I don't want to turn this into a physics forum. Where the Moravec Transfer idea 1st goes wrong as deliniated in "Staring into the Singularity" is in its 1st premise: "A neuron-sized robot swims up to a neuron and scans it into memory." This scan is a static snapshot of infromation from a dynamic process. To work, the scan must copy dynamic effects, and these are subject to fields. The process describes how to maintain continuity of consciousness, not how to preserve identity.
Minds emerge from a certain configuration of matter, like a Rubik's Cube can be solved. But personal identity emerges from matter, like a Rubik's Cube can be solved if it were attached via tiny strings to billions of other points in the universe.
Michael Wilson <mwdestinystar@yahoo.co.uk> wrote:
Phillip Huggan wrote:
> Perhaps if an entire mind could be quantum-entangled with an uploaded
> mind... Every mass/energy component in your brain is connected in many
> different ways to a whole bunch of other non-local mass energy
> components in the universe.
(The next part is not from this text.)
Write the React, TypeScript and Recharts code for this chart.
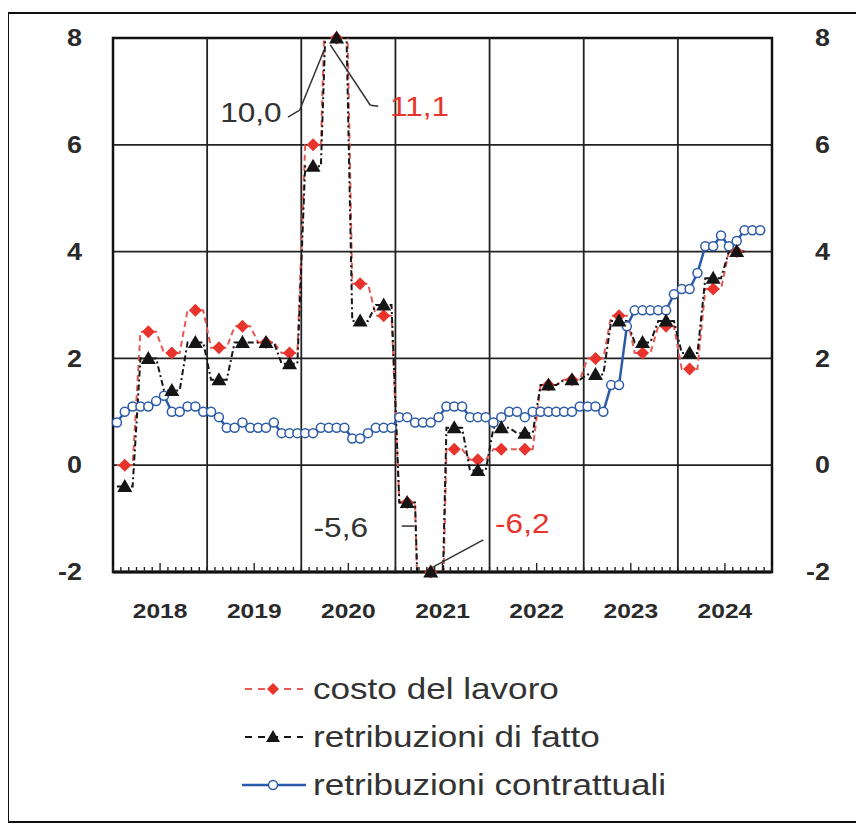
import React from 'react';
import {
  LineChart,
  Line,
  XAxis,
  YAxis,
  CartesianGrid,
  ReferenceLine,
  ReferenceArea,
  ReferenceDot,
} from 'recharts';

const FONT = '"Liberation Sans", Arial, sans-serif';
const STRETCH = 1.17;

const years = ['2018', '2019', '2020', '2021', '2022', '2023', '2024'];
const yTicks = [-2, 0, 2, 4, 6, 8];

// dati trimestrali, 2018T1 - 2024T3
const costoLavoro = [
  0.0, 2.5, 2.1, 2.9,
  2.2, 2.6, 2.3, 2.1,
  6.0, 11.1, 3.4, 2.8,
  -0.7, -6.2, 0.3, 0.1,
  0.3, 0.3, 1.5, 1.6,
  2.0, 2.8, 2.1, 2.6,
  1.8, 3.3, 4.0,
];
const retribuzioniFatto = [
  -0.4, 2.0, 1.4, 2.3,
  1.6, 2.3, 2.3, 1.9,
  5.6, 10.0, 2.7, 3.0,
  -0.7, -5.6, 0.7, -0.1,
  0.7, 0.6, 1.5, 1.6,
  1.7, 2.7, 2.3, 2.7,
  2.1, 3.5, 4.0,
];
// dati mensili, gen 2018 - nov 2024
const retribuzioniContrattuali = [
  0.8, 1.0, 1.1, 1.1, 1.1, 1.2, 1.3, 1.0, 1.0, 1.1, 1.1, 1.0,
  1.0, 0.9, 0.7, 0.7, 0.8, 0.7, 0.7, 0.7, 0.8, 0.6, 0.6, 0.6,
  0.6, 0.6, 0.7, 0.7, 0.7, 0.7, 0.5, 0.5, 0.6, 0.7, 0.7, 0.7,
  0.9, 0.9, 0.8, 0.8, 0.8, 0.9, 1.1, 1.1, 1.1, 0.9, 0.9, 0.9,
  0.8, 0.9, 1.0, 1.0, 0.9, 1.0, 1.0, 1.0, 1.0, 1.0, 1.0, 1.1,
  1.1, 1.1, 1.0, 1.5, 1.5, 2.6, 2.9, 2.9, 2.9, 2.9, 2.9, 3.2,
  3.3, 3.3, 3.6, 4.1, 4.1, 4.3, 4.1, 4.2, 4.4, 4.4, 4.4,
];

const RED = '#e8342c';
const RED_LINE = '#e65a55';
const BLACK = '#151515';
const BLUE = '#2a5aa8';

const clamp = (v: number | null) => (v == null ? null : Math.min(8, Math.max(-2, v)));

// one row per month; quarterly values held over the three months of the quarter
const monthTicks = Array.from({ length: 85 }, (_, i) => i);
const data = Array.from({ length: 84 }, (_, m) => {
  const q = Math.floor(m / 3);
  const costo = costoLavoro[q] ?? null;
  const fatto = retribuzioniFatto[q] ?? null;
  return {
    x: m + 0.5,
    costo,
    fatto,
    contr: retribuzioniContrattuali[m] ?? null,
    costoMk: clamp(costo),
    fattoMk: clamp(fatto),
  };
});

const Diamond = (p: any) => {
  const { cx, cy, index, value } = p;
  if (index % 3 !== 1 || value == null || cy == null) return <g key={`dm-${index}`} />;
  const s = 6.5;
  return (
    <polygon
      key={`dm-${index}`}
      points={`${cx},${cy - s} ${cx + s},${cy} ${cx},${cy + s} ${cx - s},${cy}`}
      fill={RED}
      stroke="none"
    />
  );
};

const Triangle = (p: any) => {
  const { cx, cy, index, value } = p;
  if (index % 3 !== 1 || value == null || cy == null) return <g key={`tr-${index}`} />;
  return (
    <polygon
      key={`tr-${index}`}
      points={`${cx},${cy - 7.5} ${cx + 7.5},${cy + 5.5} ${cx - 7.5},${cy + 5.5}`}
      fill={BLACK}
      stroke="none"
    />
  );
};

function MonthTick(props: any) {
  const { x, y, payload } = props;
  const v = payload.value;
  const mid = v % 12 === 6;
  return (
    <g>
      <line x1={x} x2={x} y1={y} y2={y - (mid ? 9 : 5)} stroke="#222" strokeWidth={1.4} />
      {mid && (
        <text
          transform={`translate(${x} ${y + 46}) scale(${STRETCH} 1)`}
          textAnchor="middle"
          fontSize={21}
          fontWeight={700}
          fontFamily={FONT}
          fill="#2a2a2a"
        >
          {years[(v - 6) / 12]}
        </text>
      )}
    </g>
  );
}

function ValueTick(props: any) {
  const { x, y, payload } = props;
  return (
    <text
      transform={`translate(${x} ${y}) scale(${STRETCH} 1)`}
      dy="0.36em"
      textAnchor="end"
      fontSize={23}
      fontWeight={700}
      fontFamily={FONT}
      fill="#2a2a2a"
    >
      {payload.value}
    </text>
  );
}

const note = (text: string, color: string, anchor: 'start' | 'end') => (p: any) => (
  <text
    transform={`translate(${p.cx} ${p.cy}) scale(${STRETCH} 1)`}
    textAnchor={anchor}
    dy="0.36em"
    fontSize={27}
    fontFamily={FONT}
    fill={color}
  >
    {text}
  </text>
);

const legendItems = [
  { name: 'costo del lavoro', kind: 'diamond' },
  { name: 'retribuzioni di fatto', kind: 'triangle' },
  { name: 'retribuzioni contrattuali', kind: 'circle' },
];

function LegendIcon({ kind }: { kind: string }) {
  if (kind === 'circle') {
    return (
      <svg width={70} height={20}>
        <line x1={2} x2={66} y1={10} y2={10} stroke={BLUE} strokeWidth={2.5} />
        <circle cx={33} cy={10} r={4.5} fill="#fff" stroke={BLUE} strokeWidth={1.5} />
      </svg>
    );
  }
  const color = kind === 'diamond' ? RED_LINE : BLACK;
  return (
    <svg width={70} height={20}>
      <line x1={5} x2={63} y1={10} y2={10} stroke={color} strokeWidth={2} strokeDasharray="7 6" />
      {kind === 'diamond' ? (
        <polygon points="33,4 39,10 33,16 27,10" fill={RED} />
      ) : (
        <polygon points="33,3 40,15 26,15" fill={BLACK} />
      )}
    </svg>
  );
}

export default function App() {
  return (
    <div
      style={{
        position: 'relative',
        width: 851,
        height: 811,
        marginTop: 4,
        marginLeft: -1,
        border: '2px solid #111',
        boxSizing: 'border-box',
        background: '#fff',
      }}
    >
      <div style={{ position: 'absolute', left: 0, top: 0 }}>
        <LineChart width={840} height={620} data={data} margin={{ top: 24, right: 0, bottom: 0, left: 0 }}>
          <CartesianGrid yAxisId="v" vertical={false} stroke="#222" strokeWidth={1.8} />
          {years.slice(1).map((yr, i) => (
            <ReferenceLine key={yr} yAxisId="v" x={(i + 1) * 12} stroke="#222" strokeWidth={1.8} />
          ))}
          <ReferenceArea
            yAxisId="v"
            x1={0}
            x2={84}
            y1={-2}
            y2={8}
            fill="none"
            stroke="#111"
            strokeWidth={2.5}
            fillOpacity={0}
          />
          <XAxis
            dataKey="x"
            type="number"
            domain={[0, 84]}
            ticks={monthTicks}
            interval={0}
            height={62}
            tickSize={0}
            tickMargin={0}
            tickLine={false}
            axisLine={{ stroke: '#111', strokeWidth: 3 }}
            tick={<MonthTick />}
          />
          <YAxis
            yAxisId="v"
            orientation="left"
            width={104}
            type="number"
            domain={[-2, 8]}
            allowDataOverflow
            ticks={yTicks}
            interval={0}
            axisLine={false}
            tickLine={false}
            tickSize={0}
            tickMargin={31}
            tick={<ValueTick />}
          />
          {/* right axis has no overflow clipping: used for the markers, clamped to the frame */}
          <YAxis
            yAxisId="r"
            orientation="right"
            width={77}
            type="number"
            domain={[-2, 8]}
            ticks={yTicks}
            interval={0}
            axisLine={false}
            tickLine={false}
            tickSize={0}
            tickMargin={58}
            tick={<ValueTick />}
          />

          <Line
            yAxisId="v"
            dataKey="costo"
            type="linear"
            stroke={RED_LINE}
            strokeWidth={2}
            strokeDasharray="6 4"
            dot={false}
            activeDot={false}
            isAnimationActive={false}
          />
          <Line
            yAxisId="v"
            dataKey="fatto"
            type="linear"
            stroke={BLACK}
            strokeWidth={2}
            strokeDasharray="6 3 2 3"
            dot={false}
            activeDot={false}
            isAnimationActive={false}
          />
          <Line
            yAxisId="v"
            dataKey="contr"
            type="linear"
            stroke={BLUE}
            strokeWidth={2.5}
            dot={{ r: 4.5, fill: '#fff', stroke: BLUE, strokeWidth: 1.5 }}
            activeDot={false}
            isAnimationActive={false}
          />
          <Line
            yAxisId="r"
            dataKey="costoMk"
            stroke="none"
            dot={Diamond}
            activeDot={false}
            isAnimationActive={false}
          />
          <Line
            yAxisId="r"
            dataKey="fattoMk"
            stroke="none"
            dot={Triangle}
            activeDot={false}
            isAnimationActive={false}
          />

          <ReferenceLine yAxisId="v" segment={[{ x: 22.3, y: 6.52 }, { x: 23.8, y: 6.65 }]} stroke="#333" strokeWidth={1.5} />
          <ReferenceLine yAxisId="v" segment={[{ x: 23.8, y: 6.65 }, { x: 26.9, y: 7.77 }]} stroke="#333" strokeWidth={1.5} />
          <ReferenceLine yAxisId="v" segment={[{ x: 27.7, y: 7.87 }, { x: 32.8, y: 6.74 }]} stroke="#333" strokeWidth={1.5} />
          <ReferenceLine yAxisId="v" segment={[{ x: 32.8, y: 6.74 }, { x: 33.8, y: 6.72 }]} stroke="#333" strokeWidth={1.5} />
          <ReferenceLine yAxisId="v" segment={[{ x: 36.8, y: -1.14 }, { x: 38.4, y: -1.14 }]} stroke="#333" strokeWidth={1.5} />
          <ReferenceLine yAxisId="v" segment={[{ x: 40.0, y: -1.97 }, { x: 47.2, y: -1.4 }]} stroke="#333" strokeWidth={1.5} />
          <ReferenceDot yAxisId="v" x={21.5} y={6.61} shape={note('10,0', '#333', 'end')} />
          <ReferenceDot yAxisId="v" x={35.3} y={6.72} shape={note('11,1', RED, 'start')} />
          <ReferenceDot yAxisId="v" x={32.5} y={-1.16} shape={note('-5,6', '#333', 'end')} />
          <ReferenceDot yAxisId="v" x={48.7} y={-1.09} shape={note('-6,2', RED, 'start')} />
        </LineChart>
      </div>

      <div style={{ position: 'absolute', left: 231, top: 651, fontFamily: FONT }}>
        {legendItems.map((it) => (
          <div key={it.name} style={{ display: 'flex', alignItems: 'center', height: 48 }}>
            <LegendIcon kind={it.kind} />
            <span
              style={{
                display: 'inline-block',
                marginLeft: 3,
                fontSize: 30,
                color: '#333',
                transform: `scaleX(${STRETCH})`,
                transformOrigin: 'left center',
                whiteSpace: 'nowrap',
              }}
            >
              {it.name}
            </span>
          </div>
        ))}
      </div>
    </div>
  );
}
I know the last sentence sounds like
> new-age crap.
Actually it's the previous sentence that sounds like new age crap; the
second one is fine. There is no evidence for quantum entanglement
being relevant at the (distance and time) scales the human brain
processes information on; it's highly unlikely that state
superpositions play a computational role within individual neurons,
but it's basically impossible that the entire brain has any kind of
mysterious unifying physics beyond normal chemical and electrical
activity. New age 'philosophers', not to mention a few misguided
geniuses such as Penrose (though his claims at least are supeficially
plausible), grab at quantum mechanics because it looks mysterious and
thus provides a way to 'explain' why other things look mysterious. Of
course this methodology is a complete mockery of real science.